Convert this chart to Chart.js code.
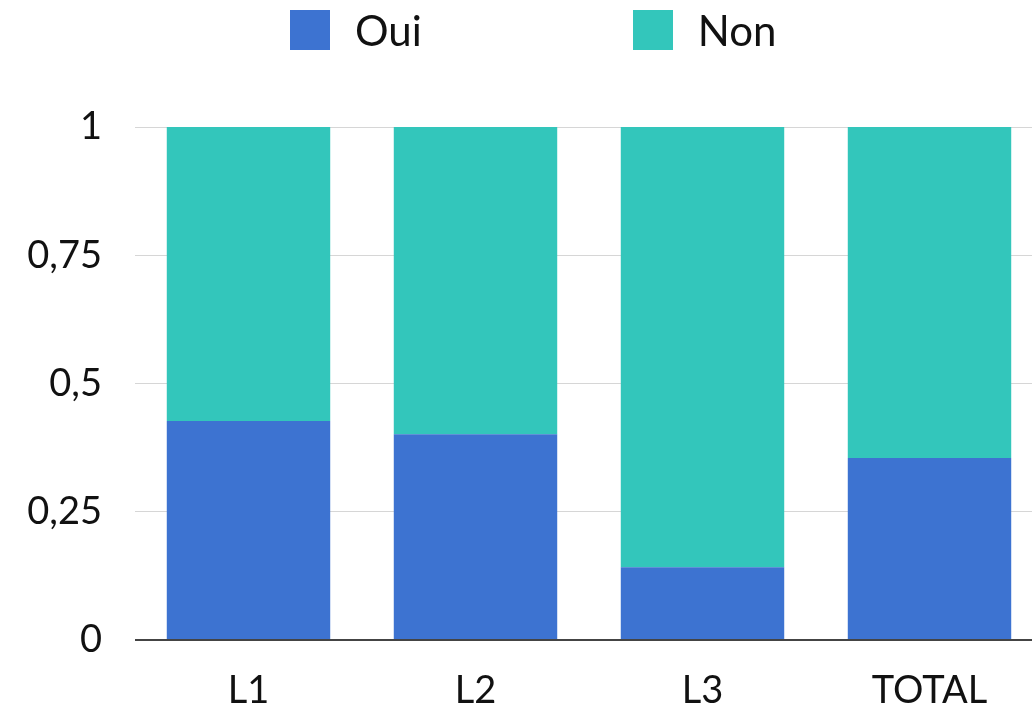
<!DOCTYPE html>
<html>
<head>
<meta charset="utf-8">
<script src="https://cdn.jsdelivr.net/npm/chart.js@4/dist/chart.umd.min.js"></script>
<style>
  html, body { margin: 0; padding: 0; background: #fff; overflow: hidden; }
  body { width: 1032px; height: 711px; position: relative; }
  #wrap { position: absolute; left: 0; top: 0; width: 1043px; height: 711px; }
  #legend {
    position: absolute; left: 290px; top: 10px; height: 40px;
    display: flex; align-items: center; gap: 211px;
    font-family: Lato, "Open Sans", sans-serif; font-size: 42px; color: #111;
  }
  .item { display: flex; align-items: center; }
  .swatch { width: 40px; height: 40px; margin-right: 25px; }
</style>
</head>
<body>
<div id="wrap"><canvas id="chart"></canvas></div>
<div id="legend"></div>
<script>
// Share of answers per group
const categories = ['L1', 'L2', 'L3', 'TOTAL'];
const seriesNames = ['Oui', 'Non'];
const ouiValues = [0.427, 0.401, 0.142, 0.355];
const nonValues = [0.573, 0.599, 0.858, 0.645];
const yTickValues = [0, 0.25, 0.5, 0.75, 1];
const yTickLabels = ['0', '0,25', '0,5', '0,75', '1'];
const seriesColors = ['#3D73D1', '#33C6BB'];

const datasets = [
  { label: seriesNames[0], data: ouiValues, backgroundColor: seriesColors[0] },
  { label: seriesNames[1], data: nonValues, backgroundColor: seriesColors[1] }
];

// Legend row above the plot
const legend = document.getElementById('legend');
datasets.forEach(ds => {
  const item = document.createElement('div');
  item.className = 'item';
  const sw = document.createElement('div');
  sw.className = 'swatch';
  sw.style.background = ds.backgroundColor;
  const txt = document.createElement('span');
  txt.textContent = ds.label;
  item.appendChild(sw);
  item.appendChild(txt);
  legend.appendChild(item);
});

const tickFont = { family: 'Lato, "Open Sans", sans-serif', size: 38 };

new Chart(document.getElementById('chart'), {
  type: 'bar',
  data: { labels: categories, datasets },
  options: {
    responsive: true,
    maintainAspectRatio: false,
    animation: false,
    events: [],
    layout: { padding: { top: 127, right: 0, bottom: 0, left: 0 } },
    plugins: { legend: { display: false }, tooltip: { enabled: false } },
    datasets: { bar: { barPercentage: 0.9, categoryPercentage: 0.8, borderWidth: 0 } },
    scales: {
      x: {
        stacked: true,
        grid: { display: false, drawTicks: false },
        border: { display: false },
        ticks: { font: tickFont, color: '#111', padding: 28, maxRotation: 0 },
        afterFit: s => { s.height = 71; }
      },
      y: {
        stacked: true,
        min: 0,
        max: 1,
        afterBuildTicks: s => { s.ticks = yTickValues.map(v => ({ value: v })); },
        grid: {
          drawTicks: false,
          color: c => (c.tick && c.tick.value === 0) ? '#444' : '#d6d6d6',
          lineWidth: c => (c.tick && c.tick.value === 0) ? 2 : 1
        },
        border: { display: false },
        ticks: {
          font: tickFont,
          color: '#111',
          padding: 33,
          callback: (v, i) => yTickLabels[i]
        },
        afterFit: s => { s.width = 135; }
      }
    }
  }
});
</script>
</body>
</html>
════════
(EXERCISE OBJECTIVE) Without any pictures, reproduce the lines from the first one in the material through the line that has "sans-serif', size: 38", exactly as they appear.

(RESPONSE)
Convert this chart to Chart.js code.
<!DOCTYPE html>
<html>
<head>
<meta charset="utf-8">
<script src="https://cdn.jsdelivr.net/npm/chart.js@4/dist/chart.umd.min.js"></script>
<style>
  html, body { margin: 0; padding: 0; background: #fff; overflow: hidden; }
  body { width: 1032px; height: 711px; position: relative; }
  #wrap { position: absolute; left: 0; top: 0; width: 1043px; height: 711px; }
  #legend {
    position: absolute; left: 290px; top: 10px; height: 40px;
    display: flex; align-items: center; gap: 211px;
    font-family: Lato, "Open Sans", sans-serif; font-size: 42px; color: #111;
  }
  .item { display: flex; align-items: center; }
  .swatch { width: 40px; height: 40px; margin-right: 25px; }
</style>
</head>
<body>
<div id="wrap"><canvas id="chart"></canvas></div>
<div id="legend"></div>
<script>
// Share of answers per group
const categories = ['L1', 'L2', 'L3', 'TOTAL'];
const seriesNames = ['Oui', 'Non'];
const ouiValues = [0.427, 0.401, 0.142, 0.355];
const nonValues = [0.573, 0.599, 0.858, 0.645];
const yTickValues = [0, 0.25, 0.5, 0.75, 1];
const yTickLabels = ['0', '0,25', '0,5', '0,75', '1'];
const seriesColors = ['#3D73D1', '#33C6BB'];

const datasets = [
  { label: seriesNames[0], data: ouiValues, backgroundColor: seriesColors[0] },
  { label: seriesNames[1], data: nonValues, backgroundColor: seriesColors[1] }
];

// Legend row above the plot
const legend = document.getElementById('legend');
datasets.forEach(ds => {
  const item = document.createElement('div');
  item.className = 'item';
  const sw = document.createElement('div');
  sw.className = 'swatch';
  sw.style.background = ds.backgroundColor;
  const txt = document.createElement('span');
  txt.textContent = ds.label;
  item.appendChild(sw);
  item.appendChild(txt);
  legend.appendChild(item);
});

const tickFont = { family: 'Lato, "Open Sans", sans-serif', size: 38 };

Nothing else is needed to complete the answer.